Cada año, por estas fechas, a Ada Colau le da el pronto republicano y clama discretamente por la abolición de la monarquía. Lo recordé el otro día, al acceder a mi edificio y encontrarme en la parte interior de la puerta un pasquín del ayuntamiento que informaba a los vecinos de que se cumplían 90 años de la proclamación de la República y que, por consiguiente, la administración Colau se iba a gastar algunos de nuestros mejores euros en celebrarlo convenientemente. Para echar un poco más de leña al fuego, Ada se ha permitido unos comentarios displicentes sobre la manía del PSOE de no cuestionar la monarquía parlamentaria y hasta ha distinguido entre las élites del partido (gentuza del régimen del 78, ya se sabe) y el honrado votante socialista que, como ella sabe de buena tinta, anhela la instauración de la República.
No sé ustedes, pero uno empieza a estar ya un poco aburrido de esa idealización del período republicano, al que la gente como Ada le ve todas las gracias mientras no le ve ninguna al largo lapso de (relativas) paz y tranquilidad que llevamos disfrutando (algunos) desde la tan denostada transición. En un país como España, el hecho de que llevemos casi 50 años sin matarnos mutuamente se me antoja un motivo de celebración más razonable que el de rendir permanentemente homenaje a unos años convulsos, aunque cargados de buena intención en determinados sectores (excluyo, entre otros, a los anarquistas que se subieron a la chepa de Companys), que acabaron como el rosario de la aurora y dieron paso a 40 años de dictadura. No tengo la impresión de que la República sea un anhelo generalizado entre los barceloneses, los catalanes y los españoles, quienes, en general, solo aspiran a que las cosas funcionen razonablemente bien y a que se les deje en paz. La fijación republicana es una manía privativa de las elites políticas, en especial de esa engañifa que conocemos como “Nueva izquierda” y que de nueva tiene tan poco como, a menudo, de izquierda.
No creo que nuestro ayuntamiento despilfarre en exceso con las celebraciones republicanas – a las que se sumarán los lazis con el niño barbudo que quiere presidir la Generalitat a la cabeza-, pero no deja de ser otro brindis al sol de esos a los que tan dados somos en Barcelona.

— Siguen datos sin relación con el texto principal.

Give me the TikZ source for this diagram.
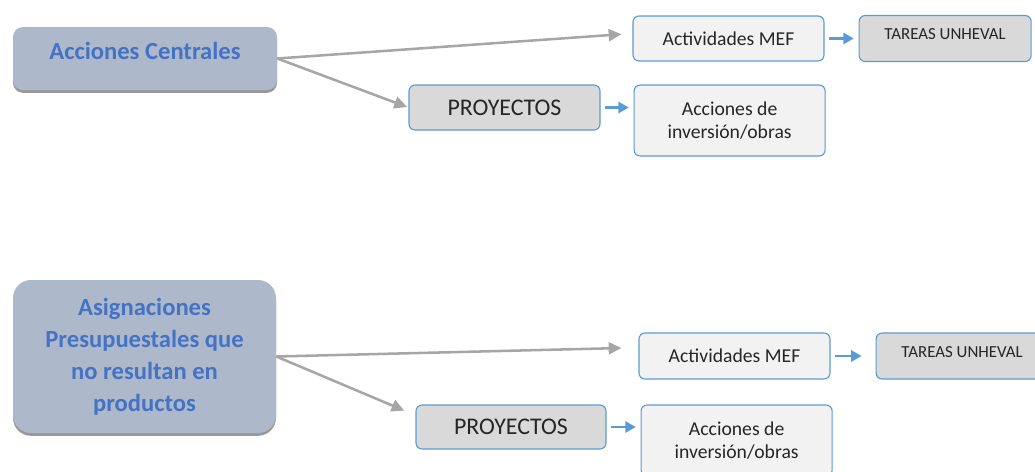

Y tampoco nos sobra el dinero. Los disturbios tras el encierro de Pablo Hasél causaron daños valorados en más de un millón de euros que también va a salir de nuestros bolsillos, pues hay mucho contenedor que reponer (ha desaparecido el de la esquina de casa, donde me deshacía de los periódicos viejos, sin ir más lejos) y mucha cristalería que sustituir. A todo esto, no se sabe muy bien si el ayuntamiento piensa personarse como acusación particular contra los vándalos o si considera que la quema de una furgona de la Guardia Urbana solo es una chiquillada sin importancia. Del señor Hasél, a todo esto, nunca más se supo. Justo ahora que le caen 16 meses más de talego por no sé qué otra salida de pata de banco de las suyas, sus fans no dicen ni pío (que aprenda de Valtonyc, que se ha colocado de técnico informático en la Casa de la República y seguro que ya ha pillado gratis ese carné de bambú que promocionan Puigdemont y Comín y que no sirve para nada, pero mola entre lazis).
Entre reponer contenedores y celebrar actos inevitablemente kitsch, uno es partidario de lo primero, lo cual intuyo que me acredita como facha a ojos del colauismo (impresión confirmada por mi falta de entusiasmo por el advenimiento de la República). Debe faltarme aliento épico, pues me conformo con pasear por mi ciudad sin que me atropelle un patinete. Algunos barceloneses no tenemos arreglo.